What you are asked to do: Locate and copy all lines bearing the word "matplotlib".

------ Available data ------

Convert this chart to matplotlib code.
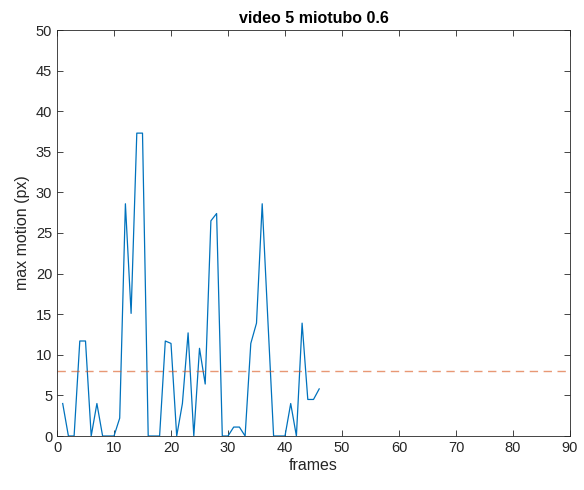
import numpy as np
import matplotlib.pyplot as plt

plt.rcParams['font.family'] = ['Liberation Sans', 'DejaVu Sans']

frames = list(range(1, 47))
max_motion = [4.0, 0, 0, 11.7, 11.7, 0, 4.0, 0, 0, 0,
              2.2, 28.6, 15.1, 37.3, 37.3, 0, 0, 0, 11.7, 11.4,
              0, 4.0, 12.7, 0, 10.8, 6.4, 26.5, 27.4, 0, 0,
              1.1, 1.1, 0, 11.4, 13.9, 28.6, 14.2, 0, 0, 0,
              4.0, 0, 13.9, 4.5, 4.5, 5.8]
threshold = 8
title = 'video 5 miotubo 0.6'
x_ticks = list(range(0, 91, 10))
y_ticks = list(range(0, 51, 5))

fig = plt.figure(figsize=(5.84, 4.90), dpi=100)
ax = fig.add_axes([57 / 584, 54 / 490, 513 / 584, 406 / 490])

ax.plot(frames, max_motion, color='#0072BD', lw=0.9)
ax.axhline(threshold, color=(0.85, 0.325, 0.098), alpha=0.6, lw=1.0,
           linestyle=(0, (6, 4)))

ax.set_xlim(0, 90)
ax.set_ylim(0, 50)
ax.set_xticks(x_ticks)
ax.set_yticks(y_ticks)

gray = '#262626'
ax.tick_params(direction='in', top=True, right=True, length=4,
               width=0.6, colors=gray, labelsize=10.5)
for s in ax.spines.values():
    s.set_linewidth(0.6)
    s.set_color(gray)

ax.set_xlabel('frames', fontsize=11.5, color=gray, labelpad=2)
ax.set_ylabel('max motion (px)', fontsize=11.5, color=gray, labelpad=4)
ax.set_title(title, fontsize=11.5, fontweight='bold', color='black', pad=5)

fig.savefig('out.png', dpi=100)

------

Exercise answer:
Convert this chart to matplotlib code.
import matplotlib.pyplot as plt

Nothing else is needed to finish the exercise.